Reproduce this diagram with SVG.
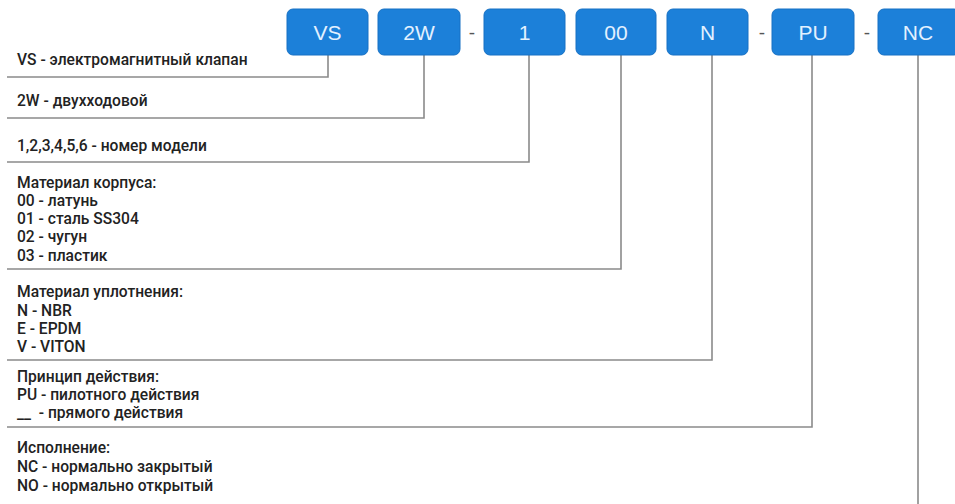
<svg xmlns="http://www.w3.org/2000/svg" width="955" height="504" viewBox="0 0 955 504">
<style>
.box rect{fill:#1c80d9;stroke:#1670c4;stroke-width:1}
.box text{fill:#e3f1ff;font-family:"Liberation Sans",Arial,sans-serif;font-size:21px;text-anchor:middle}
.sep{fill:#555;font-family:"Liberation Sans",Arial,sans-serif;font-size:19px;text-anchor:middle}
.lbl{fill:#222;font-family:Roboto,"Liberation Sans",sans-serif;font-size:15.6px;font-weight:500;white-space:pre}
.conn path{fill:none;stroke:#8a8a8a;stroke-width:1.6}
</style>
<rect width="955" height="504" fill="#fff"/>
<g class="conn">
<path d="M328 55V77H7"/>
<path d="M424 55V118H7"/>
<path d="M529 55V162H7"/>
<path d="M621 55V269H7"/>
<path d="M712 55V360H7"/>
<path d="M812 55V427H7"/>
<path d="M918 55V504"/>
</g>
<g id="n-vs" class="box"><rect x="287" y="9" width="81" height="46" rx="6"/><text x="327.5" y="40">VS</text></g>
<g id="n-2w" class="box"><rect x="378" y="9" width="82" height="46" rx="6"/><text x="419" y="40">2W</text></g>
<text class="sep" x="472" y="39">-</text>
<g id="n-1" class="box"><rect x="484" y="9" width="81" height="46" rx="6"/><text x="524.5" y="40">1</text></g>
<g id="n-00" class="box"><rect x="576" y="9" width="80" height="46" rx="6"/><text x="616" y="40">00</text></g>
<g id="n-n" class="box"><rect x="667" y="9" width="81" height="46" rx="6"/><text x="707.5" y="40">N</text></g>
<text class="sep" x="762" y="39">-</text>
<g id="n-pu" class="box"><rect x="772" y="9" width="82" height="46" rx="6"/><text x="813" y="40">PU</text></g>
<text class="sep" x="867" y="39">-</text>
<g id="n-nc" class="box"><rect x="878" y="9" width="82" height="46" rx="6"/><text x="918" y="40">NC</text></g>
<g id="l-vs"><text class="lbl" x="17" y="65">VS - электромагнитный клапан</text></g>
<g id="l-2w"><text class="lbl" x="17" y="106">2W - двухходовой</text></g>
<g id="l-1"><text class="lbl" x="17" y="151">1,2,3,4,5,6 - номер модели</text></g>
<g id="l-00"><text class="lbl" x="17" y="188">Материал корпуса:</text><text class="lbl" x="17" y="206">00 - латунь</text><text class="lbl" x="17" y="224">01 - сталь SS304</text><text class="lbl" x="17" y="242">02 - чугун</text><text class="lbl" x="17" y="261">03 - пластик</text></g>
<g id="l-n"><text class="lbl" x="17" y="297">Материал уплотнения:</text><text class="lbl" x="17" y="316">N - NBR</text><text class="lbl" x="17" y="334">E - EPDM</text><text class="lbl" x="17" y="352">V - VITON</text></g>
<g id="l-pu"><text class="lbl" x="17" y="382">Принцип действия:</text><text class="lbl" x="17" y="400">PU - пилотного действия</text><text class="lbl" x="17" y="418">__  - прямого действия</text></g>
<g id="l-nc"><text class="lbl" x="17" y="453">Исполнение:</text><text class="lbl" x="17" y="472">NC - нормально закрытый</text><text class="lbl" x="17" y="491">NO - нормально открытый</text></g>
</svg>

Written problem = Extract every line of the data exactly; pictures stay out.

Task output =
Reproduce this diagram with SVG.
<svg xmlns="http://www.w3.org/2000/svg" width="955" height="504" viewBox="0 0 955 504">
<style>
.box rect{fill:#1c80d9;stroke:#1670c4;stroke-width:1}
.box text{fill:#e3f1ff;font-family:"Liberation Sans",Arial,sans-serif;font-size:21px;text-anchor:middle}
.sep{fill:#555;font-family:"Liberation Sans",Arial,sans-serif;font-size:19px;text-anchor:middle}
.lbl{fill:#222;font-family:Roboto,"Liberation Sans",sans-serif;font-size:15.6px;font-weight:500;white-space:pre}
.conn path{fill:none;stroke:#8a8a8a;stroke-width:1.6}
</style>
<rect width="955" height="504" fill="#fff"/>
<g class="conn">
<path d="M328 55V77H7"/>
<path d="M424 55V118H7"/>
<path d="M529 55V162H7"/>
<path d="M621 55V269H7"/>
<path d="M712 55V360H7"/>
<path d="M812 55V427H7"/>
<path d="M918 55V504"/>
</g>
<g id="n-vs" class="box"><rect x="287" y="9" width="81" height="46" rx="6"/><text x="327.5" y="40">VS</text></g>
<g id="n-2w" class="box"><rect x="378" y="9" width="82" height="46" rx="6"/><text x="419" y="40">2W</text></g>
<text class="sep" x="472" y="39">-</text>
<g id="n-1" class="box"><rect x="484" y="9" width="81" height="46" rx="6"/><text x="524.5" y="40">1</text></g>
<g id="n-00" class="box"><rect x="576" y="9" width="80" height="46" rx="6"/><text x="616" y="40">00</text></g>
<g id="n-n" class="box"><rect x="667" y="9" width="81" height="46" rx="6"/><text x="707.5" y="40">N</text></g>
<text class="sep" x="762" y="39">-</text>
<g id="n-pu" class="box"><rect x="772" y="9" width="82" height="46" rx="6"/><text x="813" y="40">PU</text></g>
<text class="sep" x="867" y="39">-</text>
<g id="n-nc" class="box"><rect x="878" y="9" width="82" height="46" rx="6"/><text x="918" y="40">NC</text></g>
<g id="l-vs"><text class="lbl" x="17" y="65">VS - электромагнитный клапан</text></g>
<g id="l-2w"><text class="lbl" x="17" y="106">2W - двухходовой</text></g>
<g id="l-1"><text class="lbl" x="17" y="151">1,2,3,4,5,6 - номер модели</text></g>
<g id="l-00"><text class="lbl" x="17" y="188">Материал корпуса:</text><text class="lbl" x="17" y="206">00 - латунь</text><text class="lbl" x="17" y="224">01 - сталь SS304</text><text class="lbl" x="17" y="242">02 - чугун</text><text class="lbl" x="17" y="261">03 - пластик</text></g>
<g id="l-n"><text class="lbl" x="17" y="297">Материал уплотнения:</text><text class="lbl" x="17" y="316">N - NBR</text><text class="lbl" x="17" y="334">E - EPDM</text><text class="lbl" x="17" y="352">V - VITON</text></g>
<g id="l-pu"><text class="lbl" x="17" y="382">Принцип действия:</text><text class="lbl" x="17" y="400">PU - пилотного действия</text><text class="lbl" x="17" y="418">__  - прямого действия</text></g>
<g id="l-nc"><text class="lbl" x="17" y="453">Исполнение:</text><text class="lbl" x="17" y="472">NC - нормально закрытый</text><text class="lbl" x="17" y="491">NO - нормально открытый</text></g>
</svg>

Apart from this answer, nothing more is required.